Il aurait eu 50 ans aujourd’hui, cela fait 10 ans qu’il n’est plus là, son éditeur vient de publier L’Enregistré, un CD et DVD où on le voit et on l’entend lire ses textes. Ses textes bondissants où les mots se bousculent, tournent sur eux-mêmes, partent et reviennent, ses textes faits pour être dits, martelés car ils frappent physiquement, à la syntaxe renversée et renversante, parfois répétitifs dans leur sémantique mais à la grammaire irrespectueuse où le signifiant des mots se heurte à leur signifié et d’où jaillit la poésie comme la fulgurance de la vie, une vie qui cherche à vivre en dépit de tout.

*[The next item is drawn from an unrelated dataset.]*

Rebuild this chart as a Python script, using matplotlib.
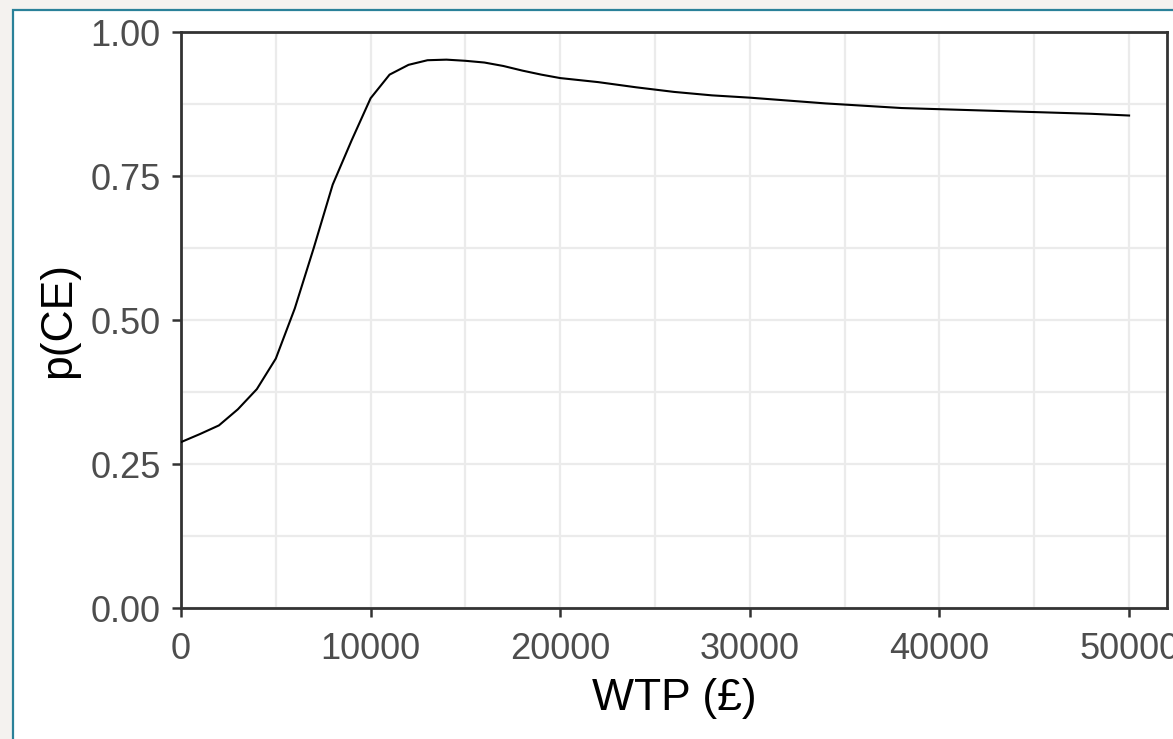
import matplotlib
matplotlib.use("Agg")
import matplotlib.pyplot as plt
from matplotlib.patches import Rectangle

# === DATA ===
wtp = [0, 1000, 2000, 3000, 4000, 5000, 6000, 7000, 8000, 9000, 10000,
       11000, 12000, 13000, 14000, 15000, 16000, 17000, 18000, 19000, 20000,
       22000, 24000, 26000, 28000, 30000, 32000, 34000, 36000, 38000, 40000,
       42000, 44000, 46000, 48000, 50000]
p_ce = [0.288, 0.302, 0.317, 0.345, 0.380, 0.433, 0.520, 0.625, 0.735, 0.812, 0.885,
        0.926, 0.943, 0.951, 0.952, 0.950, 0.947, 0.941, 0.933, 0.926, 0.920,
        0.913, 0.904, 0.896, 0.890, 0.886, 0.881, 0.876, 0.872, 0.868, 0.866,
        0.864, 0.862, 0.860, 0.858, 0.855]

x_ticks = [0, 10000, 20000, 30000, 40000, 50000]
y_ticks = [0.00, 0.25, 0.50, 0.75, 1.00]

plt.rcParams["font.family"] = ["Liberation Sans", "DejaVu Sans"]

W, H = 1173, 739
fig = plt.figure(figsize=(W / 100, H / 100), dpi=100, facecolor="#f4f2ef")

# white card with teal outline behind the plot
card = Rectangle((13 / W, -0.05), 1.1, 1 - 10 / H + 0.05, transform=fig.transFigure,
                 facecolor="white", edgecolor="#2a8199", linewidth=1.6, zorder=-5)
fig.patches.append(card)

ax = fig.add_axes([181 / W, (H - 608) / H, (1167 - 181) / W, (608 - 32) / H])
ax.set_facecolor("white")

ax.plot(wtp, p_ce, color="black", linewidth=1.5, zorder=3)

ax.set_xlim(0, 52000)
ax.set_ylim(0, 1)
ax.set_xticks(x_ticks)
ax.set_xticklabels([str(v) for v in x_ticks])
ax.set_yticks(y_ticks)
ax.set_yticklabels([f"{v:.2f}" for v in y_ticks])
ax.set_xticks(range(5000, 52000, 10000), minor=True)
ax.set_yticks([0.125, 0.375, 0.625, 0.875], minor=True)

ax.grid(which="both", color="#ebebeb", linewidth=1.6, zorder=0)
ax.set_axisbelow(True)
ax.tick_params(which="minor", length=0)
ax.tick_params(which="major", length=6.5, width=1.8, color="#333333",
               labelsize=26, labelcolor="#4d4d4d")
ax.tick_params(axis="x", pad=11)
ax.tick_params(axis="y", pad=8)

for side in ["left", "bottom", "top", "right"]:
    ax.spines[side].set_color("#333333")
    ax.spines[side].set_linewidth(2.0)

ax.set_xlabel("WTP (£)", fontsize=32, color="black", labelpad=8)
ax.set_ylabel("p(CE)", fontsize=32, color="black", labelpad=8)

fig.savefig("out.png", dpi=100, facecolor=fig.get_facecolor())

Extrait de Caisses, recueil publié en 1998 :

Une passoire à manche pour les pâtes, je ne sais pas si je vais passer à travers, en attendant longtemps, je ne sais pas si je passe à travers en attendant longtemps sur la passoire à manche pour passer les pâtes, je ne sais pas si, en attendant dessus longtemps je ne passerai pas à travers en passant petit à petit dans le carton, je reste longtemps, je ne sais pas si je passe, je ne sais pas si je passerai à travers l’alternance du rayon de soleil et du gel, passerai-je, en attendant longtemps, je ne sais pas si je vais traverser sans vouloir, je ne sais pas si je pourrai passer à travers la vitre en restant longtemps à côté, en attendant assez de temps à côté de la vitre, je serai de l’autre côté de la vitrine, je serais passé, je reste contre la langue, je ne sais pas si j’arriverai à traverser la langue, je reste longtemps contre la langue, je ne sais pas si j’arriverai à passer longtemps à travers la langue jusqu’au cerveau en restant assez longtemps sur la langue.